Thursday, January 05, 2012

The Maltese Jew

I'm not done with my secondary works yet; I have probably 10 or so more to go. But I am going to start working on the plays. And since I know Shakespeare best, Middleton second-best, and the others hardly at all, I'm starting with playwrights whose works I haven't read, so that when I need to speed through Lear again, I can.

Today I read The Jew of Malta by Christopher Marlowe. Marlowe's Jew, Barabas, is much more central to the plot than Shylock, Shakespeare's famous Jew. The introduction said that Barabas is more sympathetic, too, but I'm not sure I agree. Barabas has a lot of Shylockian characteristics, only drawn more extreme. He loves his daughter more than Shylock loves Jessica; she is his partner in crime and in one scene, they have a sort of balcony-moment. He is yelling up to her to throw down the bags and there is a similar conflation of daughter/ducats in his line "Oh my girle, my gold, my fortune, my felicity" and later in "O girle, oh gold, oh beauty, oh my blisse." But at the same time he calls her "the Loadstarre of my life" which is pretty romantic-sounding.

But after she becomes a nun, Barabas not only wishes her dead, as Shylock wishes Jessica, but actually kills her with a poison. Barabas is more vengeful, more greedy, more conniving, more everything than Shylock. Here indeed is the Marlovian hero and even though he's a terrible person whose life goal is to thwart and hurt Christians, I find myself hoping that his shenanigans will work out--that he will be able to trick both the Governor and Calymath out of the ownership of Malta and that he'll spend the rest of his days diving, Scrooge McDuck-like, into giant piles of money--"infinite riches in a little roome." But more sympathetic than the beaten, wounded Shylock, forced to convert, whose lamentations for his daughter and his ducats are pitiful? I don't think so. Barabas scorns your sympathy; he goes down into the pit cursing everyone and assuring you that, even now, he doesn't regret a single thing.

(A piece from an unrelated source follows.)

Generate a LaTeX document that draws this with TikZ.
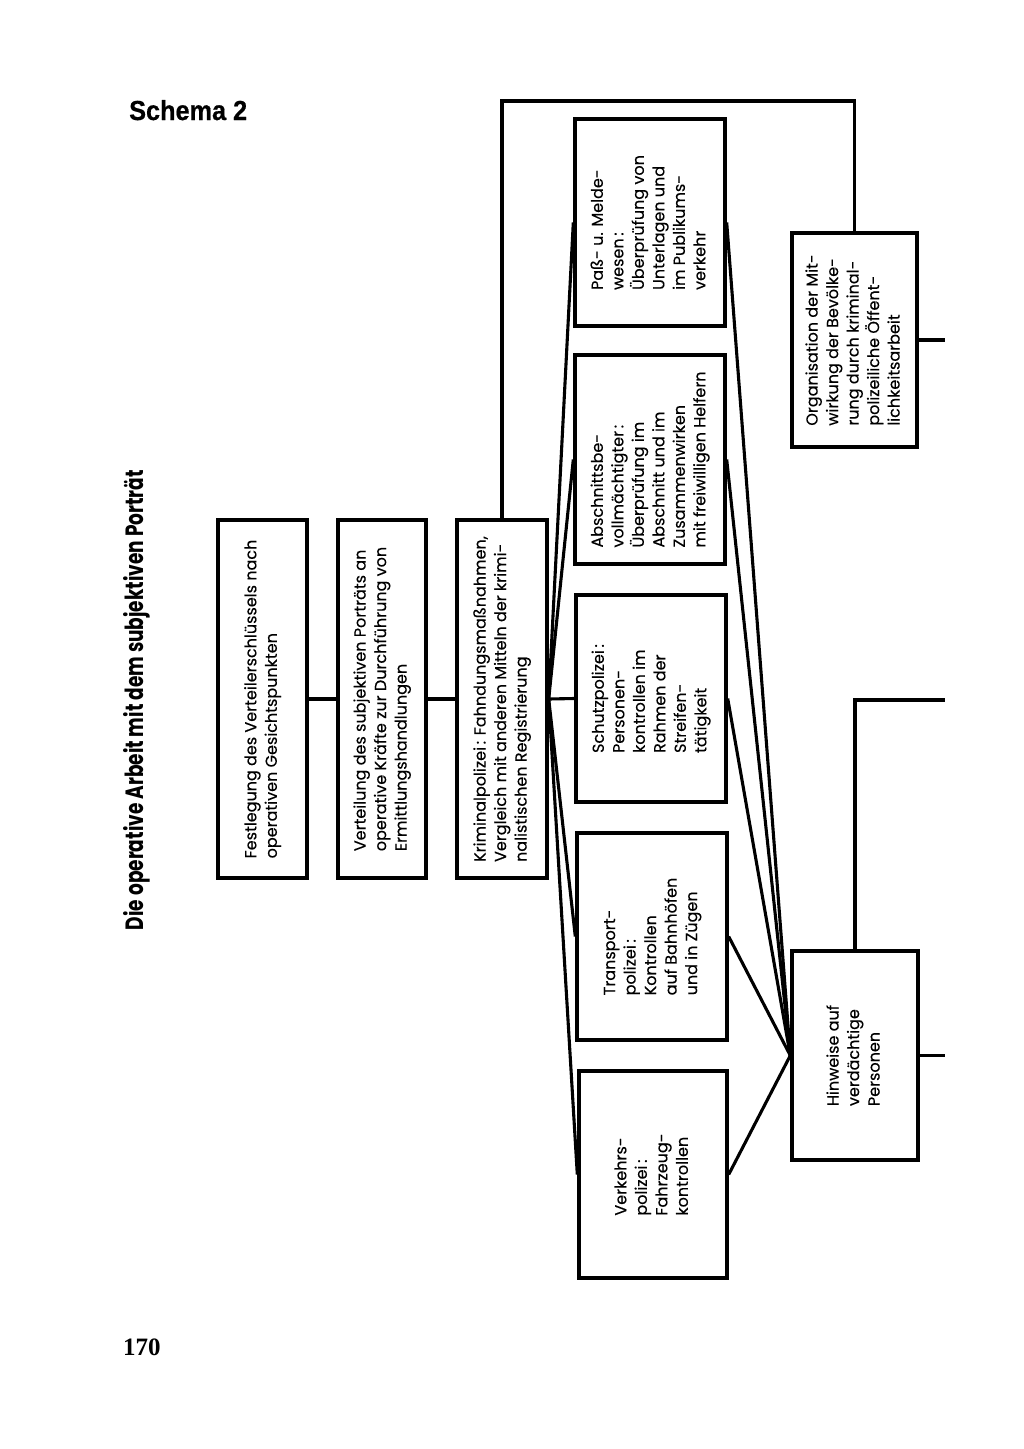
\documentclass[tikz,border=0pt]{standalone}
\usepackage{fontspec}
\usepackage{graphicx}
\setmainfont{Poppins}[FakeBold=0.25]
\newfontfamily\headfont{Poppins}
\newfontfamily\helvfont{Liberation Sans}[FakeBold=0.6]
\newfontfamily\pagenumfont{Liberation Serif}
\newcommand{\bxt}[1]{\rotatebox{90}{\begin{tabular}{@{}l@{}}#1\end{tabular}}}
\tikzset{
  boxnode/.style={draw, line width=3.4pt, inner sep=0pt, font=\fontsize{16}{20.5}\selectfont},
  conn/.style={line width=3.1pt},
}
\begin{document}
\begin{tikzpicture}[x=1pt,y=-1pt]
\fill[white] (0,0) rectangle (1024,1449);
\useasboundingbox (0,0) rectangle (1024,1449);

\node[anchor=base west, inner sep=0pt, font=\helvfont\bfseries\fontsize{27.5}{30}\selectfont] (title) at (129,120) {\resizebox{118pt}{\height}{Schema 2}};
\node[inner sep=0pt, font=\headfont\bfseries\fontsize{25}{30}\selectfont] (head) at (137,700) {\rotatebox{90}{\resizebox{460pt}{\height}{Die operative Arbeit mit dem subjektiven Porträt}}};
\node[anchor=base west, inner sep=0pt, font=\pagenumfont\bfseries\fontsize{25}{30}\selectfont] (pg) at (123,1355) {170};

\node[boxnode, minimum width=89pt, minimum height=358pt] (b1) at (262.5,699) {\bxt{Festlegung des Verteilerschlüssels nach\\ operativen Gesichtspunkten}};
\node[boxnode, minimum width=88pt, minimum height=358pt] (b2) at (382,699) {\bxt{Verteilung des subjektiven Porträts an\\ operative Kräfte zur Durchführung von\\ Ermittlungshandlungen}};
\node[boxnode, minimum width=90pt, minimum height=358pt] (b3) at (502,699) {\bxt{Kriminalpolizei\,: Fahndungsmaßnahmen,\\ Vergleich mit anderen Mitteln der krimi-\\ nalistischen Registrierung}};

\node[boxnode, minimum width=150pt, minimum height=207pt] (p1) at (650,222.5) {\bxt{Paß- u. Melde-\\ wesen\,:\\ Überprüfung von\\ Unterlagen und\\ im Publikums-\\ verkehr}};
\node[boxnode, minimum width=150pt, minimum height=209pt] (p2) at (650,459.5) {\bxt{Abschnittsbe-\\ vollmächtigter\,:\\ Überprüfung im\\ Abschnitt und im\\ Zusammenwirken\\ mit freiwilligen Helfern}};
\node[boxnode, minimum width=150pt, minimum height=207pt] (p3) at (651,698.5) {\bxt{Schutzpolizei\,:\\ Personen-\\ kontrollen im\\ Rahmen der\\ Streifen-\\ tätigkeit}};
\node[boxnode, minimum width=150pt, minimum height=207pt] (p4) at (652,936.5) {\bxt{Transport-\\ polizei\,:\\ Kontrollen\\ auf Bahnhöfen\\ und in Zügen}};
\node[boxnode, minimum width=148pt, minimum height=207pt] (p5) at (653,1174.5) {\bxt{Verkehrs-\\ polizei\,:\\ Fahrzeug-\\ kontrollen}};

\node[boxnode, minimum width=126pt, minimum height=209pt] (hw) at (855,1055.5) {\bxt{Hinweise auf\\ verdächtige\\ Personen}};
\node[boxnode, minimum width=125pt, minimum height=214pt] (org) at (854.5,340) {\bxt{Organisation der Mit-\\ wirkung der Bevölke-\\ rung durch kriminal-\\ polizeiliche Öffent-\\ lichkeitsarbeit}};

\draw[conn] (b1.east) -- (b2.west);
\draw[conn] (b2.east) -- (b3.west);
\foreach \p in {p1,p2,p3,p4,p5} {
  \draw[conn] (b3.east) -- (\p.west);
  \draw[conn] (\p.east) -- (hw.west);
}
\coordinate (topl) at (700,101);
\draw[conn] (b3.north) |- (topl) -| (org.north);
\coordinate (os) at (945,340);
\draw[conn] (org.east) -- (os);
\coordinate (hs1) at (945,700);
\draw[conn] (hw.north) |- (hs1);
\coordinate (hs2) at (945,1055.5);
\draw[conn] (hw.east) -- (hs2);
\end{tikzpicture}
\end{document}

Barabas's Jewishness is troubling. Although he later converts (is forced to), Shylock seems to have more loyalty to his tribe than Barabas. Barabas is always saying things like, "Some Jewes are wicked . . . am I to be tried for their transgression?" and screwing over his fellow Jews with false promises of help and protection. He seems to distance himself from Jewishness at the same time as he wears it as a badge "Rather had I a Jew be hated thus / than pittied in Christian poverty." I think he just really likes being disliked by people, so he takes on any identity that increases disdain and hatred.

If Barabas is a Marlovian hero, is he more like Faustus or Tamburlaine? It's hard for me to say, since I haven't read the end of Tamburlaine and I don't know how he dies. Barabas's death is a literal drop-into-hell (hell as the lower part of the theater under the trapdoor) and the analogue to Faustus is clear; on the other hand, Faustus wrestled with his conscience (and his fear) so openly and palpably, which feelings Barabas seems not to have.

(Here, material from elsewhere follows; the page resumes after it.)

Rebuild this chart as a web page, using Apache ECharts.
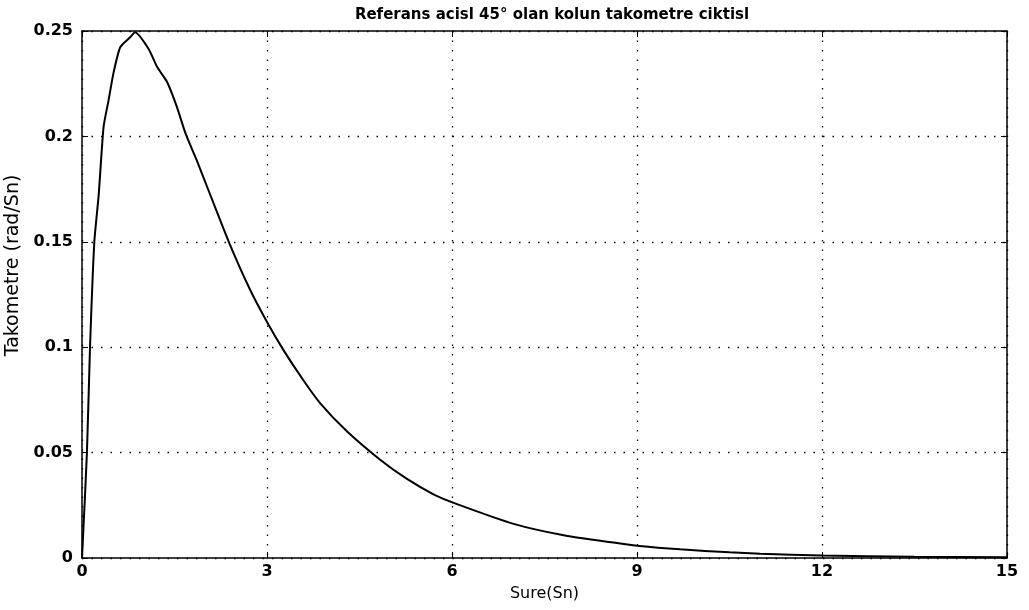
<!DOCTYPE html>
<html>
<head>
<meta charset="utf-8">
<script src="https://cdn.jsdelivr.net/npm/echarts@6/dist/echarts.min.js"></script>
<style>
html,body{margin:0;padding:0;background:#fff;}
#c{width:1029px;height:610px;}
</style>
</head>
<body>
<div id="c"></div>
<script>
const titleText = 'Referans acisl 45° olan kolun takometre ciktisl';
const xName = 'Sure(Sn)';
const yName = 'Takometre (rad/Sn)';
const xTicks = [0, 3, 6, 9, 12, 15];
const yTicks = [0, 0.05, 0.1, 0.15, 0.2, 0.25];
const time = [0, 0.08, 0.13, 0.2, 0.27, 0.35, 0.43, 0.51, 0.62, 0.78, 0.86, 1.08, 1.22, 1.38, 1.54, 1.68, 1.86, 2.03, 2.38, 2.73, 3.0, 3.27, 3.59, 3.86, 4.3, 4.84, 5.27, 5.7, 6.06, 7.0, 7.81, 8.62, 9.04, 9.7, 10.5, 11.0, 12.0, 13.5, 15.0];
const tach = [0, 0.05, 0.1, 0.15, 0.172, 0.2045, 0.217, 0.23, 0.2423, 0.247, 0.2494, 0.2415, 0.2329, 0.2258, 0.2139, 0.2013, 0.1887, 0.176, 0.15, 0.127, 0.112, 0.0985, 0.0843, 0.0735, 0.060, 0.0465, 0.0375, 0.0302, 0.0258, 0.0162, 0.0108, 0.0073, 0.0057, 0.0041, 0.0027, 0.0020, 0.0012, 0.0006, 0.0003];

const pts = time.map((t, i) => [t, tach[i]]);
const font = 'DejaVu Sans, Liberation Sans, Arial, sans-serif';
const chart = echarts.init(document.getElementById('c'), null, {renderer: 'canvas'});
const lineStyle = {color: '#000', width: 1.5};
const gridDots = {color: '#000', type: [1.5, 8], width: 1.3};
chart.setOption({
  animation: false,
  backgroundColor: '#fff',
  title: {
    text: titleText, left: 547, top: 3, textAlign: 'center',
    textStyle: {fontFamily: font, fontSize: 15, fontWeight: 'bold', color: '#000'}
  },
  grid: {left: 82, right: 22, top: 31, bottom: 52, containLabel: false, outerBoundsMode: 'none', show: false},
  xAxis: [{
    type: 'value', min: 0, max: 15, interval: 3,
    name: xName, nameLocation: 'middle', nameGap: 28,
    nameTextStyle: {fontFamily: font, fontSize: 16, color: '#000'},
    axisLine: {show: true, onZero: false, lineStyle: lineStyle},
    axisTick: {show: true, inside: true, length: 6, lineStyle: {color: '#000', width: 1}},
    axisLabel: {fontFamily: font, fontSize: 16, fontWeight: 'bold', color: '#000', margin: 6,
      customValues: xTicks},
    splitLine: {show: true, lineStyle: gridDots}
  }, {
    type: 'value', min: 0, max: 15, interval: 3, position: 'top',
    axisLine: {show: true, onZero: false, lineStyle: lineStyle},
    axisTick: {show: true, inside: true, length: 6, lineStyle: {color: '#000', width: 1}},
    axisLabel: {show: false}, splitLine: {show: false}
  }],
  yAxis: [{
    type: 'value', min: 0, max: 0.25, interval: 0.05,
    name: yName, nameLocation: 'middle', nameGap: 56,
    nameTextStyle: {fontFamily: font, fontSize: 19, color: '#000', padding: [0, 0, 0, 58]},
    axisLine: {show: true, onZero: false, lineStyle: lineStyle},
    axisTick: {show: true, inside: true, length: 6, lineStyle: {color: '#000', width: 1}},
    axisLabel: {fontFamily: font, fontSize: 16, fontWeight: 'bold', color: '#000', margin: 9,
      customValues: yTicks,
      formatter: v => String(parseFloat(v.toFixed(2)))},
    splitLine: {show: true, lineStyle: gridDots}
  }, {
    type: 'value', min: 0, max: 0.25, interval: 0.05, position: 'right',
    axisLine: {show: true, onZero: false, lineStyle: lineStyle},
    axisTick: {show: true, inside: true, length: 6, lineStyle: {color: '#000', width: 1}},
    axisLabel: {show: false}, splitLine: {show: false}
  }],
  series: [{
    type: 'line', data: pts, xAxisIndex: 0, yAxisIndex: 0,
    showSymbol: false, smooth: 0.2,
    lineStyle: {color: '#000', width: 2}
  }]
});
</script>
</body>
</html>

Connections to Merchant of Venice:
Barabas, like Antonio, is a merchant whose fortune depends on trade and who waits for  his vessels to come in laden with riches.
In the scene where Barabas loses his fortune, the Governor gives him a chance to lose only half of it, and when Barabas refuses and then recants, the Governor pulls the same sort of petty second-grade move that Portia does: "No, you already said you didn't want it, so you have to take the worst penalty now."

Connections to other Marlowe work:
Ithimore tells the Courtezan to "live with me and be my love."

Connections to other Renaissance literature:
The "Chorus" figure is named Machiavel, and although he does not appear again in the play, it would be interesting to figure out who usually played him and how this role was double-cast. Is it Ithimore, who seems to be as conniving as Barabas? Could it be Pilia-Borza? Also, it would be interesting to compare this play with other plays about more typical Machiavellian leaders, such as Henry V. Is Barabas really a Machiavel, or is he more of a malcontent like Bosola?

Questions:
Who is this Pilia-Borza chap? What's his deal? He seems pretty weird. Is he the Courtezan's pimp? Is he a dandy, or a ragged fellow? I can't tell, from descriptions of him, what he looks like or what kind of person he is (other than a thief).